Há muito a se considerar: é preciso entender, por exemplo, que os gêneros musicais, por suas inúmeras variáveis, podem induzir facilmente qual perfil de música pode ser tida como uma boa ou ruim. Entre estas variáveis está, obviamente, o gosto pessoal. O bom para mim pode ser terrível para você e vice-versa. Arranjos complexos não necessariamente significam uma peça musical interessante, como também um arranjo simples pode demonstrar uma capacidade agregadora incrível, a exemplo do que fizeram Elvis Presley, Johnny Cash, Beatles (em início de carreira) e tantos outros ícones do rock.
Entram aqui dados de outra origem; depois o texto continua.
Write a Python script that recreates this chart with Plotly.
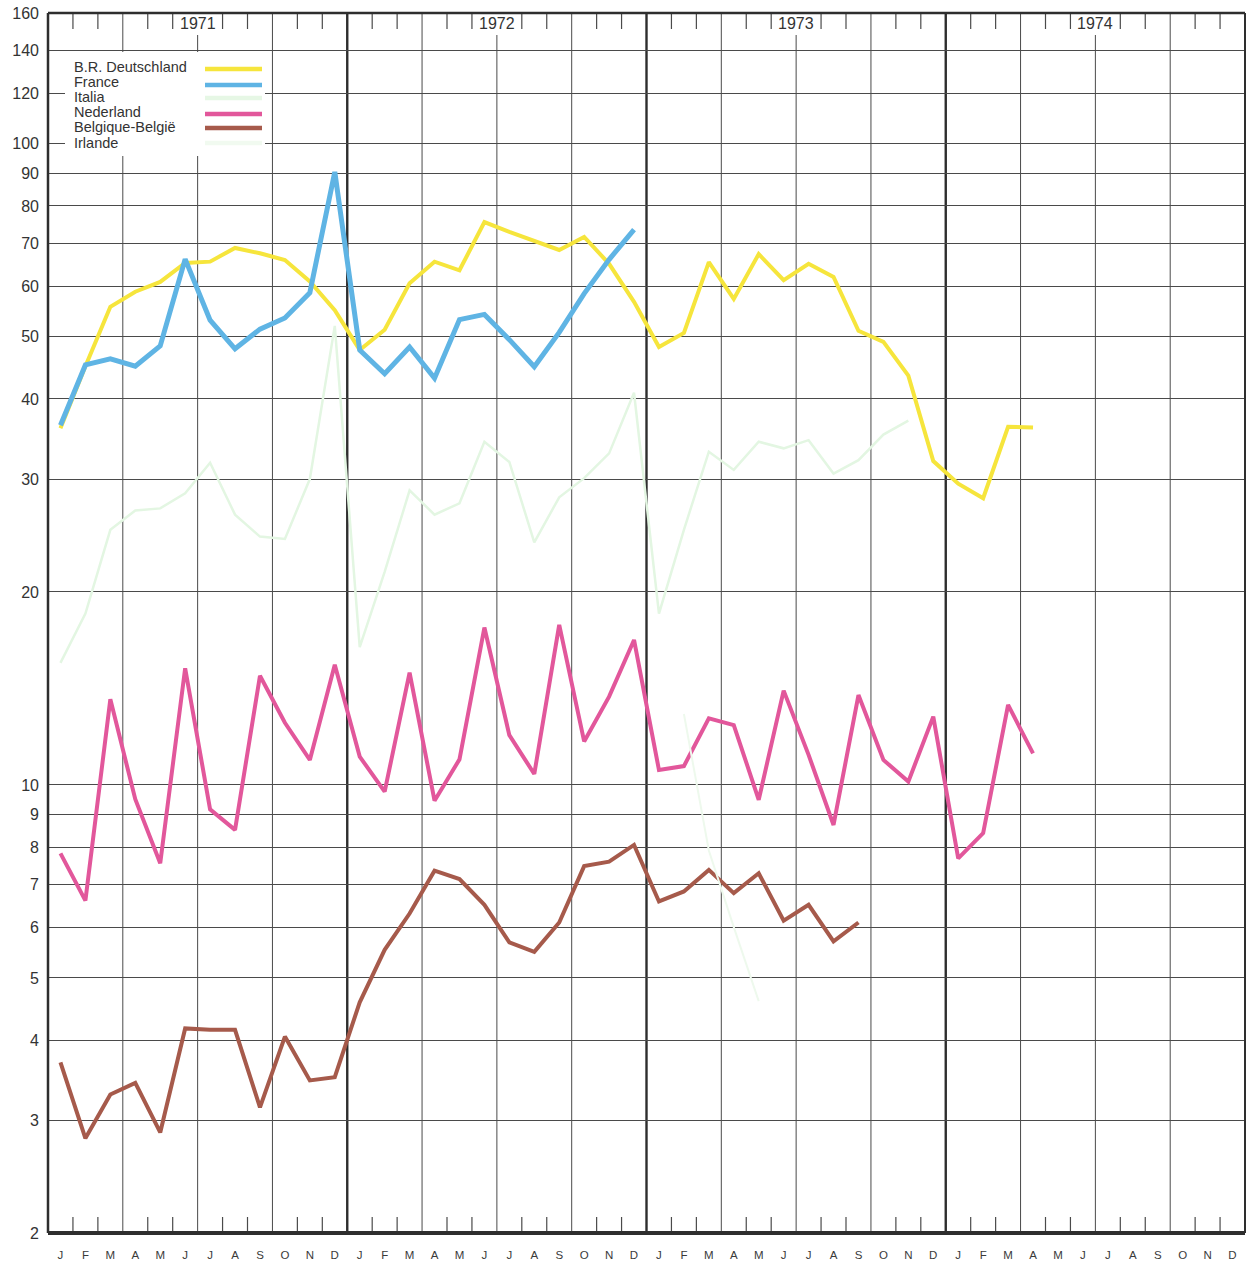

De tempos em tempos, e hoje cada vez mais, o mercado da música nos apresenta a bola da vez, perscruta-nos os ouvidos, constrói ícones e nos oferece, com campanhas de divulgação impossíveis de fugir, o gênero do momento, não importando qual seu conteúdo. Já recebemos nesta fórmula desde a Bossa Nova de João Gilberto e a Pilantragem de Wilson Simonal nos anos 60, passando pela Discoteca das Frenéticas na década de 70 e o Rock Nacional da Blitz, Barão Vermelho , RPM e Legião Urbana nos anos 80, à Lambada (anos 80/90), o Axé e o Sertanejo (no atual formato a partir dos anos 90) até chegarmos às versões universitárias de tudo quanto é gênero, como se a referência à uma graduação acadêmica os tornasse melhores do que de fato são.
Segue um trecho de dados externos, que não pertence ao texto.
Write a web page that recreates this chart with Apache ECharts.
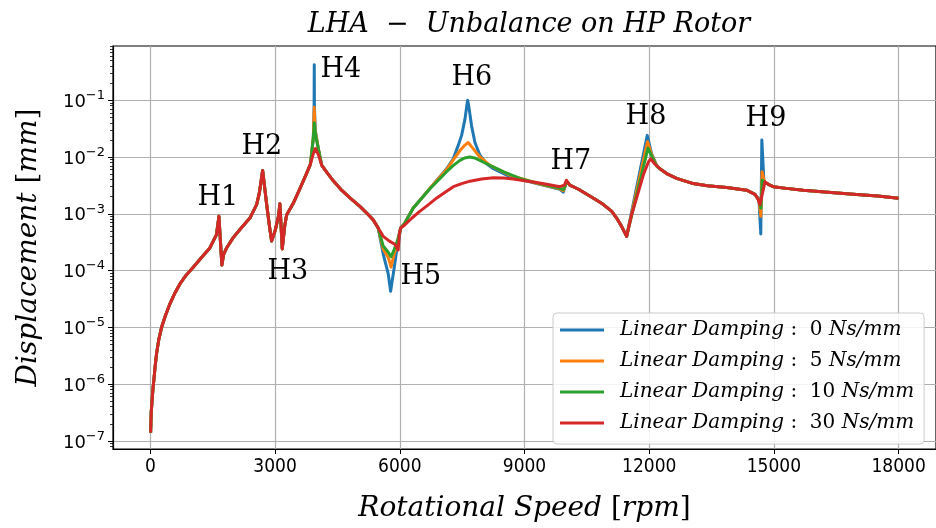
<!DOCTYPE html>
<html><head><meta charset="utf-8">
<script src="https://cdn.jsdelivr.net/npm/echarts@6/dist/echarts.min.js"></script>
<style>html,body{margin:0;padding:0;background:#fff}#c{width:936px;height:528px}</style>
</head><body><div id="c"></div>
<script>
// ---- data (rpm, mm) ----
const seriesNames = ['0', '5', '10', '30'];
const xTicks = [0, 3000, 6000, 9000, 12000, 15000, 18000];
const yTicks = [1e-7, 1e-6, 1e-5, 1e-4, 1e-3, 1e-2, 1e-1];

const startShared = [[5,1.4e-7],[20,3.2e-7],[43,5.5e-7],[62,8.3e-7],[84,1.2e-6],[112,2.0e-6],[149,3.5e-6],[200,6.0e-6],[269,1.0e-5],[360,1.6e-5],[469,2.6e-5],[580,3.9e-5],[710,5.8e-5],[860,8.3e-5],[1030,1.14e-4],[1230,1.7e-4],[1430,2.5e-4],[1590,4.3e-4],[1648,9.0e-4],[1720,1.25e-4],[1760,1.9e-4],[1833,2.5e-4],[1992,3.8e-4],[2200,5.8e-4],[2394,8.4e-4],[2555,1.45e-3],[2620,2.3e-3],[2700,5.8e-3],[2800,1.4e-3],[2870,5.6e-4],[2916,3.3e-4],[3000,5.0e-4],[3080,9.0e-4],[3116,1.5e-3],[3172,2.4e-4],[3230,6.0e-4],[3277,9.5e-4],[3450,1.6e-3],[3600,2.8e-3],[3750,5.0e-3],[3850,7.5e-3]];
const h4Blue   = [[3920,2.2e-2],[3938,0.08],[3942,0.42],[3946,0.08],[3965,3.0e-2],[4040,1.4e-2]];
const h4Orange = [[3920,2.2e-2],[3942,0.075],[3962,3.0e-2],[4040,1.4e-2]];
const h4Green  = [[3915,2.0e-2],[3945,0.04],[3975,2.4e-2],[4040,1.4e-2]];
const h4Red    = [[3920,1.15e-2],[3970,1.4e-2],[4040,1.1e-2]];
const fallShared = [[4120,7.2e-3],[4240,5.4e-3],[4400,3.8e-3],[4600,2.6e-3],[4800,1.9e-3],[5040,1.35e-3],[5250,9.5e-4],[5360,7.8e-4],[5480,5.6e-4]];
const h5Blue   = [[5601,1.95e-4],[5722,8.7e-5],[5779,4.3e-5],[5855,1.0e-4],[5923,2.2e-4],[5987,3.8e-4],[6020,5.6e-4],[6100,6.5e-4],[6320,1.25e-3]];
const h5Orange = [[5601,2.37e-4],[5722,1.7e-4],[5790,1.15e-4],[5860,1.9e-4],[5940,3.0e-4],[6020,5.6e-4],[6100,6.5e-4],[6320,1.25e-3]];
const h5Green  = [[5601,2.7e-4],[5722,2.1e-4],[5790,1.75e-4],[5860,2.3e-4],[5940,3.3e-4],[6020,5.6e-4],[6100,6.5e-4],[6320,1.25e-3]];
const h5Red    = [[5601,4.0e-4],[5750,3.3e-4],[5880,2.9e-4],[5962,2.3e-4],[5990,4.5e-4],[6020,5.6e-4],[6100,6.2e-4],[6300,8.5e-4]];
const h6Blue   = [[6725,2.8e-3],[7126,6.2e-3],[7286,9.3e-3],[7406,1.6e-2],[7487,2.4e-2],[7567,4.6e-2],[7605,7.4e-2],[7632,0.1],[7664,7.4e-2],[7728,3.5e-2],[7808,1.8e-2],[7928,1.07e-2],[8089,7.6e-3],[8250,6.2e-3],[8650,4.5e-3],[9290,3.4e-3],[9850,2.7e-3],[9933,2.4e-3],[10000,3.4e-3]];
const h6Orange = [[6725,2.8e-3],[7126,6.0e-3],[7290,9.0e-3],[7447,1.3e-2],[7551,1.58e-2],[7646,1.8e-2],[7768,1.39e-2],[7928,1.0e-2],[8169,7.1e-3],[8650,4.8e-3],[9290,3.45e-3],[9850,2.75e-3],[9933,2.55e-3],[10000,3.4e-3]];
const h6Green  = [[6725,2.75e-3],[7126,5.5e-3],[7290,7.1e-3],[7447,8.7e-3],[7560,9.6e-3],[7687,1.0e-2],[7800,9.6e-3],[7928,8.7e-3],[8089,7.6e-3],[8488,5.5e-3],[8890,4.2e-3],[9290,3.5e-3],[9850,2.8e-3],[9933,2.65e-3],[10000,3.4e-3]];
const h6Red    = [[6480,1.1e-3],[6690,1.45e-3],[6890,1.9e-3],[7090,2.4e-3],[7290,3.0e-3],[7490,3.4e-3],[7690,3.75e-3],[7970,4.1e-3],[8250,4.3e-3],[8500,4.25e-3],[8730,4.1e-3],[9000,3.8e-3],[9290,3.55e-3],[9600,3.25e-3],[9850,3.0e-3],[9960,3.2e-3],[10010,3.9e-3]];
const midShared = [[10050,3.5e-3],[10090,3.2e-3],[10300,2.7e-3],[10500,2.2e-3],[10700,1.8e-3],[10900,1.45e-3],[11100,1.1e-3],[11216,8.4e-4],[11336,6.0e-4],[11457,4.0e-4]];
const h8Blue   = [[11953,2.4e-2],[12058,1.14e-2],[12179,7.1e-3],[12258,6.2e-3]];
const h8Orange = [[11960,1.86e-2],[12060,1.1e-2],[12179,7.0e-3],[12258,6.2e-3]];
const h8Green  = [[11970,1.43e-2],[12070,1.0e-2],[12179,6.9e-3],[12258,6.2e-3]];
const h8Red    = [[11577,9.6e-4],[11698,1.9e-3],[11858,4.8e-3],[11978,8.1e-3],[12034,9.3e-3],[12130,7.6e-3],[12258,6.2e-3]];
const lateShared = [[12419,5.1e-3],[12660,4.2e-3],[13060,3.4e-3],[13400,3.1e-3],[13863,2.9e-3],[14344,2.6e-3],[14545,2.2e-3]];
const h9Blue   = [[14640,1.8e-3],[14685,4.4e-4],[14710,2.0e-2],[14760,3.7e-3]];
const h9Orange = [[14640,1.75e-3],[14685,9.0e-4],[14715,5.5e-3],[14770,3.7e-3]];
const h9Green  = [[14640,1.7e-3],[14685,1.26e-3],[14720,3.9e-3],[14775,3.6e-3]];
const h9Red    = [[14620,1.8e-3],[14665,1.45e-3],[14785,3.65e-3]];
const endShared = [[14865,3.3e-3],[14985,3.0e-3],[15300,2.8e-3],[15707,2.6e-3],[16300,2.4e-3],[16910,2.2e-3],[17500,2.05e-3],[18000,1.88e-3]];

const dBlue   = [...startShared, ...h4Blue,   ...fallShared, ...h5Blue,   ...h6Blue,   ...midShared, ...h8Blue,   ...lateShared, ...h9Blue,   ...endShared];
const dOrange = [...startShared, ...h4Orange, ...fallShared, ...h5Orange, ...h6Orange, ...midShared, ...h8Orange, ...lateShared, ...h9Orange, ...endShared];
const dGreen  = [...startShared, ...h4Green,  ...fallShared, ...h5Green,  ...h6Green,  ...midShared, ...h8Green,  ...lateShared, ...h9Green,  ...endShared];
const dRed    = [...startShared, ...h4Red,    ...fallShared, ...h5Red,    ...h6Red,    ...midShared, ...h8Red,    ...lateShared, ...h9Red,    ...endShared];

const annNames = ['H1','H2','H3','H4','H5','H6','H7','H8','H9'];
const annPos = [[1624,1.9e-3],[2683,1.5e-2],[3308,9.3e-5],[4583,0.342],[6508,7.6e-5],[7735,0.248],[10117,8.3e-3],[11922,0.05],[14809,0.046]];

// minor tick positions for the log axis (2..9 x 10^n)
const minorTicks = [];
for (let e = -8; e <= -1; e++) for (let k = 2; k <= 9; k++) minorTicks.push(k * Math.pow(10, e));

const colors = ['#1f77b4', '#ff7f0e', '#2ca02c', '#d62728'];
const serif = "'DejaVu Serif', serif";
const sans = "'DejaVu Sans', sans-serif";
const cond = "'Liberation Sans Narrow', 'DejaVu Sans Condensed', 'DejaVu Sans', sans-serif";

const chart = echarts.init(document.getElementById('c'), null, {renderer: 'canvas'});
const datas = [dBlue, dOrange, dGreen, dRed];
const series = datas.map((d, i) => ({
  name: seriesNames[i], type: 'line', data: d, showSymbol: false, symbol: 'none',
  lineStyle: {width: 3, color: colors[i], join: 'round'}, itemStyle: {color: colors[i]},
  clip: true, animation: false, z: 2 + i
}));
series.push({
  type: 'scatter', symbolSize: 0, silent: true, z: 10,
  data: annNames.map((n, i) => ({name: n, value: annPos[i]})),
  itemStyle: {color: '#000', opacity: 1},
  label: {show: true, position: 'inside', formatter: p => p.name, color: '#000', opacity: 1,
    textBorderWidth: 0, fontFamily: serif, fontSize: 27}
});

const italic = (sz) => ({fontFamily: serif, fontStyle: 'italic', fontWeight: 'normal', fontSize: sz, color: '#000'});
const upright = (sz) => ({fontFamily: serif, fontStyle: 'normal', fontWeight: 'normal', fontSize: sz, color: '#000'});

chart.setOption({
  animation: false,
  title: {
    text: '{i|LHA}{n|  −  }{i|Unbalance on HP Rotor}', left: 524, top: 6, textAlign: 'center',
    textStyle: {fontWeight: 'normal', rich: {i: italic(27), n: upright(27)}}
  },
  legend: {
    data: seriesNames, orient: 'vertical', left: 553, top: 313, icon: 'rect', itemWidth: 44, itemHeight: 3,
    itemGap: 11, padding: [7, 10, 11, 7], backgroundColor: 'rgba(255,255,255,0.85)', borderColor: '#cccccc',
    borderWidth: 1, borderRadius: 4,
    formatter: n => '{g|}{i|Linear Damping}{n| :  ' + n + ' }{i|Ns/mm}',
    textStyle: {lineHeight: 20, rich: {
      g: {width: 11},
      i: Object.assign(italic(20), {lineHeight: 20}),
      n: Object.assign(upright(20), {lineHeight: 20})
    }}
  },
  grid: {left: 113, right: 0, top: 46, bottom: 74, show: true, borderColor: '#000', borderWidth: 1.2, backgroundColor: 'transparent'},
  xAxis: {
    type: 'value', min: -900, max: 18900,
    name: '{i|Rotational Speed }{n|[}{i|rpm}{n|]}', nameLocation: 'middle', nameGap: 46,
    nameTextStyle: {rich: {i: italic(28), n: upright(28)}},
    axisLine: {show: true, onZero: false, lineStyle: {color: '#000', width: 1.2}},
    axisTick: {show: true, customValues: xTicks, length: 5, lineStyle: {color: '#000', width: 1}},
    axisLabel: {customValues: xTicks, formatter: v => String(v), color: '#000', fontFamily: cond, fontSize: 19, margin: 9},
    splitLine: {show: true, lineStyle: {color: '#b0b0b0', width: 1.2}}
  },
  yAxis: [{
    type: 'log', logBase: 10, min: 7.2e-8, max: 0.9,
    name: '{i|Displacement }{n|[}{i|mm}{n|]}', nameLocation: 'middle', nameGap: 70, nameRotate: 90,
    nameTextStyle: {rich: {i: italic(28), n: upright(28)}},
    axisLine: {show: true, onZero: false, lineStyle: {color: '#000', width: 1.2}},
    axisTick: {show: true, customValues: yTicks, length: 5, lineStyle: {color: '#000', width: 1}},
    axisLabel: {customValues: yTicks, margin: 8, formatter: v => '{b|10}{s|−' + Math.round(-Math.log10(v)) + '}',
      rich: {b: {fontFamily: sans, fontSize: 18, color: '#000', lineHeight: 22, verticalAlign: 'bottom'},
             s: {fontFamily: sans, fontSize: 13, color: '#000', lineHeight: 22, verticalAlign: 'top', padding: [0,0,8,0]}}},
    splitLine: {show: true, lineStyle: {color: '#b0b0b0', width: 1.2}}
  }, {
    type: 'log', logBase: 10, min: 7.2e-8, max: 0.9, position: 'left',
    axisLine: {show: false, onZero: false}, axisLabel: {show: false}, splitLine: {show: false},
    axisTick: {show: true, customValues: minorTicks, length: 3, lineStyle: {color: '#000', width: 0.8}}
  }],
  series: series
});
</script></body></html>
Há quem diga que a música tem que dialogar com o público e ponto, e que este é um critério fundamental. Concordo. Mas com ressalvas também fundamentais. O nosso povo, o brasileiro, é reconhecidamente musical, vibrante, intuitivo para os sons mais diversos, dos mais melodiosos aos mais viscerais. Daí termos um leque de diálogo infinito. Desta forma, tudo o que nos vibra, pulsa e reverbera é, a priori, passível de nos empolgar num apelo instintivo, orgânico até a raiz. O que me leva a pensar em um mercado que privilegia e abusa disto para estimular um universo musical que nada acrescenta à criatividade humana, focado apenas no que há de mais primário na exigência do público, exclusivamente para gerar seu lucro. Na prática, lança mão, com fins econômicos, da releitura de uma coisa antiga, uma versão moderna do pão (substituído em geral pela cerveja) e circo (com entretenimentos similares e simbolicamente à mesma altura).
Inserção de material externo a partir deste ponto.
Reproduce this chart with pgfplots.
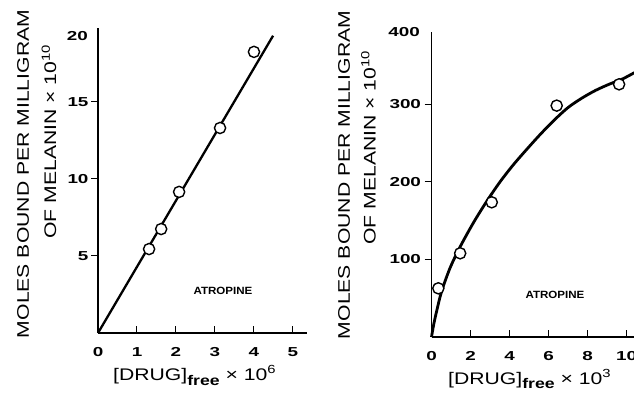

Lançamento da Som Livre:  letras e arranjos do gênero tendem a
justificar seu conteúdo artisticamente duvidoso como sendo do "povo"
Estamos falando de músicas despropositadas, construídas em onomatopeias e refrões infinitos, emendadas com algum ritmo pulsante, capazes de fazer mexer a cintura e os miolos de um sem-número de pessoas, lotando shows por todo canto do país. A essas peças “musicais” não importam quais as escabrosidades sem-pé-nem-cabeça que costumam tratar nem o tema da vez; circulam quase em sua totalidade sobre algum tema sexual, sem meias palavras. Tecnicamente, não se importam se é o teclado quem toca ou se o arranjo vale o espetáculo. Gêneros de vertentes unicamente mercadológica como o arrocha, o pagode, o funk, o sertanejo e adjacências (com obras de raras exceções), em última instância, nos sacodem pelo princípio mais básico do corpo humano, pondo de lado tudo o que nos diferencia do restante do reino animal: nossa capacidade de pensar, criar e reconhecer a criatividade, nossa e de outros. Não se importam de se posicionar à parte do que se pode chamar de feeling, a alma musical, aquilo que emerge da capacidade criativa da música e da letra (quando esta se faz presente), e nos fazer sentir algo além. Um legado artístico cujo espírito é nos intuir para além do simples efeito sonoro, fazendo levar para depois da experimentação auditiva o barro essencial que nos mantém em pé como seres de sensibilidade. Esta essência é o que nos desenvolve para um estágio posterior a qualquer batida rimada e sem conteúdo que nada nos acrescenta à vida.

Quando afirmo esta posição, falo de um lugar muito específico: sou educador e a raiz do meu trabalho é a fluência cultural. Por isso, vivo na mediação entre o que é sumamente popular (qualquer que seja sua manifestação) e aquilo que desenvolve o ser humano em todas suas instâncias. Um pensamento que, desta forma, entra em choque com um mundo limitador de pessoas, propagador de manifestações que nada desenvolvem a não ser doses cada vez maiores de uma conveniente falta de educação, que perpetua programas de TV emburrecedores, músicas cada dia mais acéfalas, discursos cada vez mais incoerentes e realidades cada dia mais cruéis em espetáculos diários como meras estatísticas de mercado.

Ariano Suassuno: pensador da cultura popular brasileira
Se pensamos em crescer como seres humanos nosso parâmetro é sempre acima do atual estado em que nos encontramos. Isso redunda naquilo que praticamos no dia-a-dia, por isso avalio diariamente o que ouço e o que nos oferecem para ouvir, aquilo que normalmente se ouve nos celulares dos nossos pares, no som dos seus carros e casas, nos espaços que frequentam, nas conversas que entabulam. Filio-me com muito pesar a Frank Zappa que dizia que “a maioria das pessoas não reconheceria uma música boa se ela viesse e as mordesse na bunda”, principalmente por se entregarem a uma preguiça mental como se essa fosse a mais recente moda da estação. Mas, ainda assim sou mais a fim ao nosso grande Ariano Suassuna que afirma que “a massificação procura baixar a qualidade artística para a altura do gosto médio. Em arte, o gosto médio é mais prejudicial do que o mau gosto... Nunca vi um gênio com gosto médio.” E ainda acrescenta, “o otimista é um tolo. O pessimista, um chato. Bom mesmo é ser um realista esperançoso”.

Assino embaixo.

Enfim, Tom Zé me acordou hoje fazendo um sonoro sacolejo na alma.